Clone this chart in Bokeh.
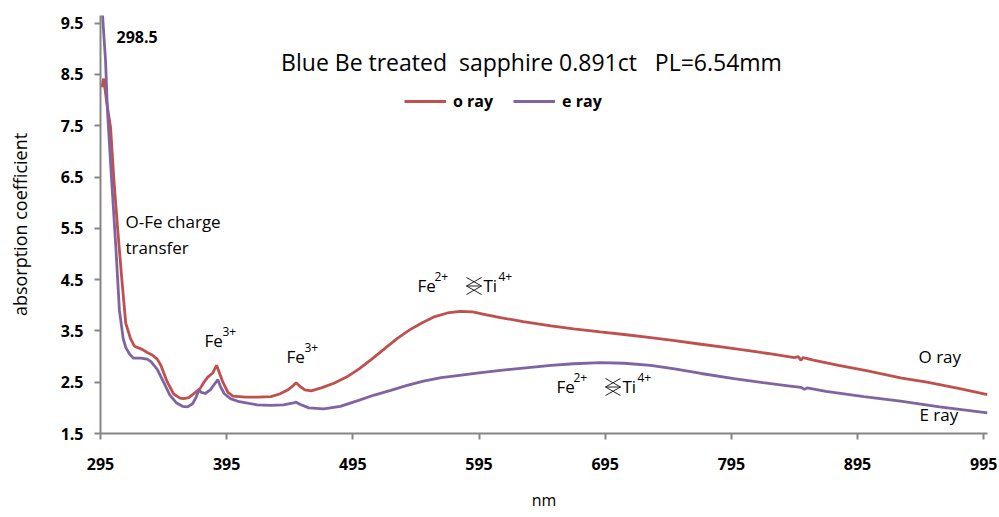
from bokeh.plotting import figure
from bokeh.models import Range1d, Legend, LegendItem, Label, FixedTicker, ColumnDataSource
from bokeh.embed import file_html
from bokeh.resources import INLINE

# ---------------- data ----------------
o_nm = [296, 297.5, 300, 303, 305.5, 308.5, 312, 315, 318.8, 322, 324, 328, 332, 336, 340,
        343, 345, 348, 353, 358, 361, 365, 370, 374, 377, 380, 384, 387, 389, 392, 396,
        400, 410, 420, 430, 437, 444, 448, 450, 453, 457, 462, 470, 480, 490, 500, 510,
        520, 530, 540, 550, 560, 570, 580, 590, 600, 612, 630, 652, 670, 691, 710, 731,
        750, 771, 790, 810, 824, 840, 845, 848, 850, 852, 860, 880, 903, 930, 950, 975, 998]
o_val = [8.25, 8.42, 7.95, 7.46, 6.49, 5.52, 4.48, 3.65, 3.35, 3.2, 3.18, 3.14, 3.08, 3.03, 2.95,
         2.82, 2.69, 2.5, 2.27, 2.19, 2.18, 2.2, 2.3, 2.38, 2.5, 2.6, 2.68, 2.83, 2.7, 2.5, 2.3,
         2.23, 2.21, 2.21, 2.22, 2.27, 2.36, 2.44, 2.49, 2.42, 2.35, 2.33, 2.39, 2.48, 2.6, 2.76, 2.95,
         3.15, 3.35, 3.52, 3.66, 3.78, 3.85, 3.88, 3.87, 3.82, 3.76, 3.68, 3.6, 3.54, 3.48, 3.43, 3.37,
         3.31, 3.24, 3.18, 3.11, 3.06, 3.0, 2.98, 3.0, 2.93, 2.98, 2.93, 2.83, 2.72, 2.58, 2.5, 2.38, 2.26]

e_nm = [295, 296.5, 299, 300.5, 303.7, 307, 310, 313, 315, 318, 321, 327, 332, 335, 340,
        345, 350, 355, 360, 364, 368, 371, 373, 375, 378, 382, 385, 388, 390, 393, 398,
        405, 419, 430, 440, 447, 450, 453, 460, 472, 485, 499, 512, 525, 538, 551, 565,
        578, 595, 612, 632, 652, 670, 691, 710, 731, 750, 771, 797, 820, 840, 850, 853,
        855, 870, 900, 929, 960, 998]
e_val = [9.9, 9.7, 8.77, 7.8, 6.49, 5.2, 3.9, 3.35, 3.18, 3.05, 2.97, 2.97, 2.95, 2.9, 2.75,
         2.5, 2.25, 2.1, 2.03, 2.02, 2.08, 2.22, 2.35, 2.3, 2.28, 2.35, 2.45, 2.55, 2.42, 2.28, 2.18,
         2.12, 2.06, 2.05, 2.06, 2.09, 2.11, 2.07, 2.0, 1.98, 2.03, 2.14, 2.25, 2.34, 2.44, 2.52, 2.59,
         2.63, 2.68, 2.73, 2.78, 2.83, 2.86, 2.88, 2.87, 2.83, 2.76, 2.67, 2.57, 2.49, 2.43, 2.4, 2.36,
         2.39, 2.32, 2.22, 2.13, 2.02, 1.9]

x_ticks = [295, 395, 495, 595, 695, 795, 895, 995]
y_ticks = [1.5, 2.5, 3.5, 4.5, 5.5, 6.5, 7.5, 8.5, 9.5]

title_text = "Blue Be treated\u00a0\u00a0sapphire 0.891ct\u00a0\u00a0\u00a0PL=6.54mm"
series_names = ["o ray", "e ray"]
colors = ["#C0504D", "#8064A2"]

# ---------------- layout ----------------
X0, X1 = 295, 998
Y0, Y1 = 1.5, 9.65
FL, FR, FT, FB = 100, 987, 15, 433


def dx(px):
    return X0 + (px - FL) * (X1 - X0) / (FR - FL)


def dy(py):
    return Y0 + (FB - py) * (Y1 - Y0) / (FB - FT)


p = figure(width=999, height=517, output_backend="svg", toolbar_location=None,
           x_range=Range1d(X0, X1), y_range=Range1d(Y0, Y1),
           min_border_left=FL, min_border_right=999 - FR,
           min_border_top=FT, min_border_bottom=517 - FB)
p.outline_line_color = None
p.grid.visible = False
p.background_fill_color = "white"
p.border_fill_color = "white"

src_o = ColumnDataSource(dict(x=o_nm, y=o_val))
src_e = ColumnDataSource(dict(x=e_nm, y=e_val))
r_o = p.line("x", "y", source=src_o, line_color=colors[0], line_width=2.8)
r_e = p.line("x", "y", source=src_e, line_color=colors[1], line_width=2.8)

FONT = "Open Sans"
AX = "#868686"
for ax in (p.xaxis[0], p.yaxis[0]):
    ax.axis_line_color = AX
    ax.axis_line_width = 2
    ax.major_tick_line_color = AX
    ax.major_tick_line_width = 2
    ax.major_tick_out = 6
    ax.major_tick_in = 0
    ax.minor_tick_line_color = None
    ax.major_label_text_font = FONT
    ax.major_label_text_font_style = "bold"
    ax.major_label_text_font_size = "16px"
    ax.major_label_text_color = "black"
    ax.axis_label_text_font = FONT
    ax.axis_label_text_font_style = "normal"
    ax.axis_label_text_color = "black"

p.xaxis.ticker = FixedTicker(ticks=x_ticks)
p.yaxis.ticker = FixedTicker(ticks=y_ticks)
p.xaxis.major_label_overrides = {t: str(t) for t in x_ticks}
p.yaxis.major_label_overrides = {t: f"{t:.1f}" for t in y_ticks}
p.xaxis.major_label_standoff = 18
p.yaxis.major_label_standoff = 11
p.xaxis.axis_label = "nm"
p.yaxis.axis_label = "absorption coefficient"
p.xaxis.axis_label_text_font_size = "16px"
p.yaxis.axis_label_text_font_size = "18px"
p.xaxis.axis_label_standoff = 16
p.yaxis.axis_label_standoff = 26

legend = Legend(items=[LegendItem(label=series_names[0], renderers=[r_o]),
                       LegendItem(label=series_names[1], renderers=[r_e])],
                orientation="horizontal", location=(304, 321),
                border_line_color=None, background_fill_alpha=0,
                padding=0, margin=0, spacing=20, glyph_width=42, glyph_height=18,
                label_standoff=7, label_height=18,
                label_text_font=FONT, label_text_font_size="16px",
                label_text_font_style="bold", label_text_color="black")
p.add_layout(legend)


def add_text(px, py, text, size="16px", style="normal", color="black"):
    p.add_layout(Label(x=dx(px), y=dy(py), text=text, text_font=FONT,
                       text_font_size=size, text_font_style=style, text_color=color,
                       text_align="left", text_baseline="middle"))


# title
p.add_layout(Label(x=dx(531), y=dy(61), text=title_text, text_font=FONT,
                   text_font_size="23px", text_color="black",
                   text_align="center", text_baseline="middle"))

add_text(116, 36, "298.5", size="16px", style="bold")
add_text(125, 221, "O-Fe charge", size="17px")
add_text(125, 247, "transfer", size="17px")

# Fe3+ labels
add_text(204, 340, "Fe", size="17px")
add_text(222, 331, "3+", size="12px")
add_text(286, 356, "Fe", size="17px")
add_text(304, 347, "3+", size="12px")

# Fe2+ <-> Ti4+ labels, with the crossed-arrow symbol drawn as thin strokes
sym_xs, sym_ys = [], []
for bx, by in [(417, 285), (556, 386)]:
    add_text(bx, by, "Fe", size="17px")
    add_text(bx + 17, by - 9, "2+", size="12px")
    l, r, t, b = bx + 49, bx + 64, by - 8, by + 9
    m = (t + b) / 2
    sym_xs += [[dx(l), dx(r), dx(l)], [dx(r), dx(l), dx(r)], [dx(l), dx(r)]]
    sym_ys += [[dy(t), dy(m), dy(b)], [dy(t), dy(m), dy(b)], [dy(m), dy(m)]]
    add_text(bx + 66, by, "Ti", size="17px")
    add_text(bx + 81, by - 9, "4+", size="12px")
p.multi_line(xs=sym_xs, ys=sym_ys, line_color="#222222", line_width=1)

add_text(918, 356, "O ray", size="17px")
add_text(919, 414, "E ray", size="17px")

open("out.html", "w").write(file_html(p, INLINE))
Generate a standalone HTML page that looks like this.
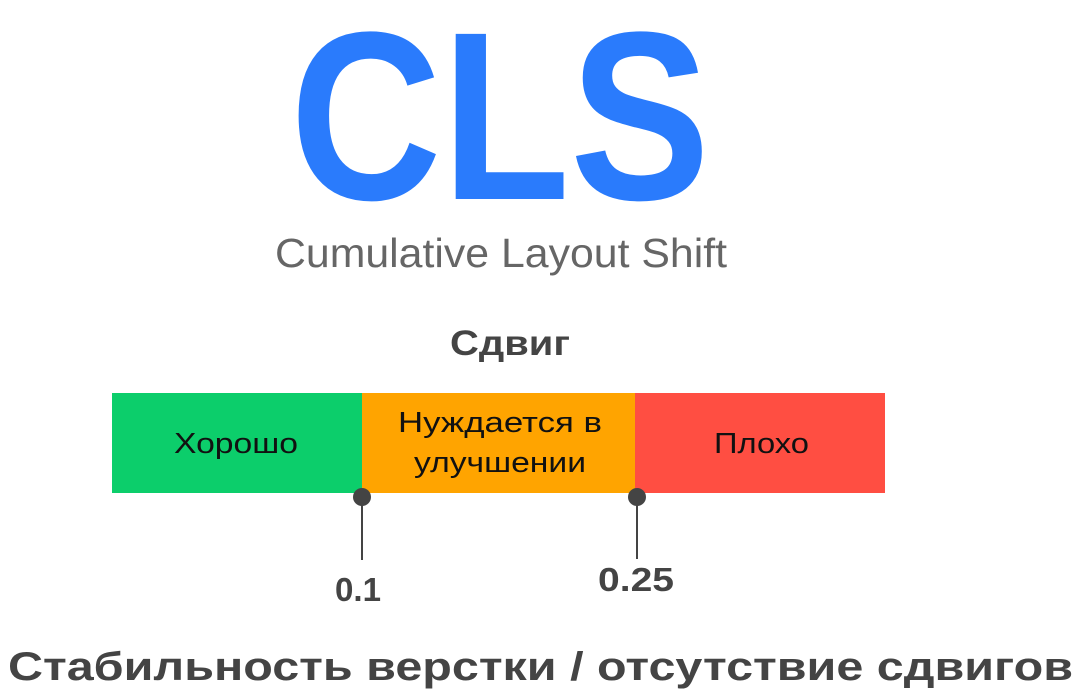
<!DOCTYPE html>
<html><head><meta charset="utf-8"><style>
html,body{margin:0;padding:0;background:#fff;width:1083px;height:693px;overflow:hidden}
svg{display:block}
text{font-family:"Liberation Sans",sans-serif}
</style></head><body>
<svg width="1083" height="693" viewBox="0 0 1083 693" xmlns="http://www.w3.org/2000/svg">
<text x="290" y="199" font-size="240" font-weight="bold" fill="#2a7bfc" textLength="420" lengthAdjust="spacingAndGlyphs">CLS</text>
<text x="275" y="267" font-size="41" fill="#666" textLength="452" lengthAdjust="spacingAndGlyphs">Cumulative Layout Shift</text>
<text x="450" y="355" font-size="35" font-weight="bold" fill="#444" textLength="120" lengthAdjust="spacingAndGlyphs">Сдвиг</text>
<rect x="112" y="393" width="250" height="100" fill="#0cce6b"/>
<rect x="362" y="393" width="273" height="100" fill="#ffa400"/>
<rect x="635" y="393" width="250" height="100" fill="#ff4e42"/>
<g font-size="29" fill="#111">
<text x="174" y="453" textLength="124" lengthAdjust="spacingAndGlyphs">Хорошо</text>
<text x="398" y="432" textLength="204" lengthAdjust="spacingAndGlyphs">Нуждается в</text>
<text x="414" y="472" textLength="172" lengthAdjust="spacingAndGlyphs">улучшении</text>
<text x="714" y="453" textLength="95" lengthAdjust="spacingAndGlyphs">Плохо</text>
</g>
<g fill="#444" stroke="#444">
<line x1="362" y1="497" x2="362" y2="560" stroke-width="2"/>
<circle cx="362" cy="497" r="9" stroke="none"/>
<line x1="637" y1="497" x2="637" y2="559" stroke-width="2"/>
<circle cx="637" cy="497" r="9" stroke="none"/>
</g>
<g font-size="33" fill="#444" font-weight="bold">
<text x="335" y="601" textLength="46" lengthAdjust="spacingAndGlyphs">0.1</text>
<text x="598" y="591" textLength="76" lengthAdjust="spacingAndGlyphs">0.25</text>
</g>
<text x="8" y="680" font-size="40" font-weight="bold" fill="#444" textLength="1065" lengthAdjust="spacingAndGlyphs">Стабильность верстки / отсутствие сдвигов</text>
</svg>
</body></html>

■ ■ ■ ■ ■

Exercise prompt: Both the first line of the records above and the line containing "from bokeh.resources import INLINE" belong in the copy; please return them and every line between, exactly, minus the pictures.

Task result:
Clone this chart in Bokeh.
from bokeh.plotting import figure
from bokeh.models import Range1d, Legend, LegendItem, Label, FixedTicker, ColumnDataSource
from bokeh.embed import file_html
from bokeh.resources import INLINE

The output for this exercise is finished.